Unit 1 — Designing for a Specific Audience

In this first unit on Designing for a Specific Audience, you’ll focus on the user, the reader, the viewer, the audience—we have a lot of words to choose from when describing who uses our documents. We do not write at work for the purpose of admiring our own writingwe write so that others may learn something, make a decision, or take action. To do this, we have to know who those others are and try our best to understand them and their needs. We ask a lot of questions in this process!

What do you need to know about your audience?

  • Who exactly is the audience? (Who will, or who should, use this document/communication?)
    • What are their demographic characteristics?
    • What is the audience’s role?
    • How does the audience feel about the subject?
    • How does the audience feel about the sender?
    • What form (conventions) does the audience expect?
  • What is the audience’s task/goal?
  • What is the audience’s knowledge level?
  • What other factors influence the rhetorical situation?
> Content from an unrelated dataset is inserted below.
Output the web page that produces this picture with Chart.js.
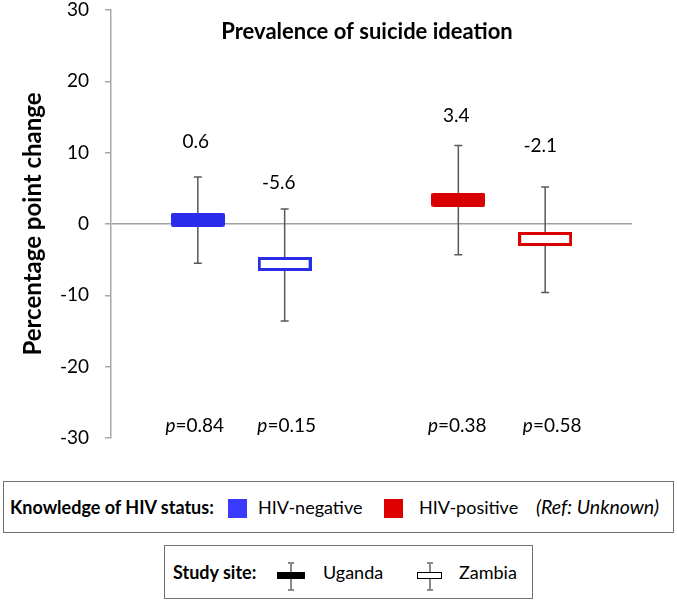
<!DOCTYPE html>
<html>
<head>
<meta charset="utf-8">
<script src="https://cdn.jsdelivr.net/npm/chart.js@4.4.0/dist/chart.umd.min.js"></script>
<style>
html,body{margin:0;padding:0;background:#fff;}
#wrap{position:relative;width:677px;height:602px;font-family:Lato,"Open Sans",sans-serif;color:#000;overflow:hidden;}
#c{position:absolute;left:0;top:0;}
.box{position:absolute;border:1.5px solid #707070;box-sizing:border-box;background:#fff;}
.t{position:absolute;white-space:nowrap;font-size:18px;line-height:20px;height:20px;}
.b{font-weight:bold;}
.i{font-style:italic;font-size:19.5px;}
.sq{position:absolute;width:19px;height:19px;box-sizing:border-box;}
.wh{position:absolute;width:1.5px;background:#8a8a8a;}
.cap{position:absolute;height:1.5px;width:6px;background:#8a8a8a;}
.bar{position:absolute;height:7px;box-sizing:border-box;}
</style>
</head>
<body>
<div id="wrap">
<canvas id="c" width="677" height="602"></canvas>
<div class="box" style="left:3px;top:481px;width:671px;height:52px;"></div>
<div class="t b" id="lgTitle1" style="left:10px;top:497px;"></div>
<div class="sq" id="sq0" style="left:228px;top:499px;"></div>
<div class="t" id="lgHiv0" style="left:258px;top:497px;"></div>
<div class="sq" id="sq1" style="left:384px;top:499px;"></div>
<div class="t" id="lgHiv1" style="left:419px;top:497px;"></div>
<div class="t i" id="lgRef" style="left:536px;top:497px;"></div>

<div class="box" style="left:164px;top:545px;width:369px;height:54px;"></div>
<div class="t b" id="lgTitle2" style="left:173px;top:562px;"></div>
<div class="wh" style="left:290px;top:562px;height:28px;"></div>
<div class="cap" style="left:287.5px;top:562px;"></div>
<div class="cap" style="left:287.5px;top:589px;"></div>
<div class="bar" style="left:277px;top:572px;width:28px;background:#000;"></div>
<div class="t" id="lgSite0" style="left:323px;top:562px;"></div>
<div class="wh" style="left:429px;top:562px;height:28px;"></div>
<div class="cap" style="left:426.5px;top:562px;"></div>
<div class="cap" style="left:426.5px;top:589px;"></div>
<div class="bar" style="left:417px;top:572px;width:25px;background:#fff;border:1.5px solid #000;"></div>
<div class="t" id="lgSite1" style="left:459px;top:562px;"></div>
</div>
<script>
// ---------- data ----------
const chartTitle = 'Prevalence of suicide ideation';
const yAxisTitle = 'Percentage point change';
const axisLabels = ['', 'Uganda HIV-negative', 'Zambia HIV-negative', ' ', 'Uganda HIV-positive', 'Zambia HIV-positive', '  '];
const categories = ['Uganda HIV-negative', 'Zambia HIV-negative', 'Uganda HIV-positive', 'Zambia HIV-positive'];
const estimate = [0.6, -5.6, 3.4, -2.1];
const lowerCI = [-5.5, -13.6, -4.3, -9.6];
const upperCI = [6.6, 2.1, 11.0, 5.2];
const pValues = ['0.84', '0.15', '0.38', '0.58'];
const yTicks = [-30, -20, -10, 0, 10, 20, 30];
const hivGroups = ['HIV-negative', 'HIV-positive'];
const sites = ['Uganda', 'Zambia'];
const legendTitle1 = 'Knowledge of HIV status:';
const legendTitle2 = 'Study site:';
const refNote = '(Ref: Unknown)';

// ---------- styles ----------
const hivColor = ['#2b2bea', '#d80000'];
const hivLegendColor = ['#3a3aff', '#dd0000'];
const catHiv = [0, 0, 1, 1];
const catSite = [0, 1, 0, 1];
const labelLift = [35, 26, 30, 41];
const labelDx = [-5, -9, -5, -8];
const pDx = [-3, 2, -1, 7];
const FONT = 'Lato, "Open Sans", sans-serif';

// legend text
document.getElementById('lgTitle1').textContent = legendTitle1;
document.getElementById('lgHiv0').textContent = hivGroups[0];
document.getElementById('lgHiv1').textContent = hivGroups[1];
document.getElementById('lgRef').textContent = refNote;
document.getElementById('lgTitle2').textContent = legendTitle2;
document.getElementById('lgSite0').textContent = sites[0];
document.getElementById('lgSite1').textContent = sites[1];
document.getElementById('sq0').style.background = hivLegendColor[0];
document.getElementById('sq1').style.background = hivLegendColor[1];

function makeBox(color, filled) {
  const w = 54, h = 14;
  const c = document.createElement('canvas');
  c.width = w; c.height = h;
  const g = c.getContext('2d');
  if (filled) {
    g.fillStyle = color;
    g.beginPath();
    g.roundRect(0, 0, w, h, 2);
    g.fill();
  } else {
    g.fillStyle = '#fff';
    g.fillRect(0, 0, w, h);
    g.strokeStyle = color;
    g.lineWidth = 3;
    g.strokeRect(1.5, 1.5, w - 3, h - 3);
  }
  return c;
}
const boxImages = categories.map((c, i) => makeBox(hivColor[catHiv[i]], catSite[i] === 0));

const datasets = [];
datasets.push({
  label: 'estimate',
  data: categories.map((c, i) => ({ x: c, y: estimate[i] })),
  showLine: false,
  pointStyle: boxImages,
  pointRadius: 5,
  pointHoverRadius: 5
});
categories.forEach((c, i) => {
  datasets.push({
    label: 'ci ' + c,
    data: [{ x: c, y: lowerCI[i] }, { x: c, y: upperCI[i] }],
    showLine: true,
    borderColor: '#585858',
    borderWidth: 1.5,
    pointStyle: 'line',
    pointRadius: 4,
    pointHoverRadius: 4,
    pointBorderColor: '#585858',
    pointBorderWidth: 1.5
  });
});

const annot = {
  id: 'annot',
  afterDatasetsDraw(chart) {
    const ctx = chart.ctx;
    const xs = chart.scales.x, ys = chart.scales.y;
    const ca = chart.chartArea;
    ctx.save();
    ctx.fillStyle = '#000';
    ctx.textBaseline = 'middle';
    // title
    ctx.textAlign = 'center';
    ctx.font = 'bold 22px ' + FONT;
    ctx.fillText(chartTitle, 367, 32);
    // value labels
    ctx.font = '19px ' + FONT;
    categories.forEach((c, i) => {
      const px = xs.getPixelForValue(axisLabels.indexOf(c));
      const py = ys.getPixelForValue(upperCI[i]);
      ctx.fillText(estimate[i].toFixed(1), px + labelDx[i] + 3, py - labelLift[i]);
    });
    // p-values
    categories.forEach((c, i) => {
      const px = xs.getPixelForValue(axisLabels.indexOf(c)) + pDx[i];
      ctx.font = 'italic 19px ' + FONT;
      const w1 = ctx.measureText('p').width;
      ctx.font = '19px ' + FONT;
      const rest = '=' + pValues[i];
      const w2 = ctx.measureText(rest).width;
      const x0 = px - (w1 + w2) / 2;
      const y = ca.bottom - 12;
      ctx.textAlign = 'left';
      ctx.font = 'italic 19px ' + FONT;
      ctx.fillText('p', x0, y);
      ctx.font = '19px ' + FONT;
      ctx.fillText(rest, x0 + w1, y);
    });
    ctx.restore();
  }
};

new Chart(document.getElementById('c'), {
  type: 'line',
  data: { labels: axisLabels, datasets },
  options: {
    responsive: false,
    devicePixelRatio: 1,
    animation: false,
    events: [],
    layout: { padding: { left: 0, right: 45, top: 10, bottom: 164 } },
    plugins: { legend: { display: false }, tooltip: { enabled: false }, title: { display: false } },
    scales: {
      x: { type: 'category', labels: axisLabels, offset: false, display: false },
      y: {
        min: -30, max: 30,
        afterBuildTicks(s) { s.ticks = yTicks.map(v => ({ value: v })); },
        afterFit(s) { s.width = 111; s.paddingTop = 0; s.paddingBottom = 0; },
        ticks: { color: '#000', font: { family: FONT, size: 19 }, padding: 16 },
        grid: {
          color: (ctx) => ctx.tick && ctx.tick.value === 0 ? '#a0a0a0' : 'rgba(0,0,0,0)',
          tickColor: '#a8a8a8',
          lineWidth: 1.5,
          tickLength: 6,
          drawTicks: true
        },
        border: { display: true, color: '#a8a8a8', width: 1.5 },
        title: {
          display: true, text: yAxisTitle, color: '#000',
          font: { family: FONT, size: 24, weight: 'bold' },
          padding: { top: 19, bottom: 0 }
        }
      }
    }
  },
  plugins: [annot]
});
</script>
</body>
</html>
Once we identify answers to the above, we can work to fine-tune our communication through deeper audience analysis. This process, at times, involves creating personas.

Personas are representatives of real users that will be interacting with your website or product. These personas are ideally based on research and web analytics; however, there will be times when you must create personas that are based on assumptions and not data. This is known as a proto persona.

Grocery store customer persona with image of older gentleman

When creating your own persona, you can ask yourself this handy list of questions found at Usability.Gov.

If thinking about who your readers are is new to you, you may want to take a few minutes to learn more about the role empathy plays in design thinking. It is common in most industries today to follow a process that mirrors (to some extent) design thinking—a process of design that often begins with imagining yourself as the user. By empathizing with your user and attempting to understand how they will approach and use what you design, you have a stronger chance of creating something that will meet them where they are and help them achieve their goals.

In this unit, you’ll learn about the importance of audience analysis and more about how an understanding of audience impacts design choices.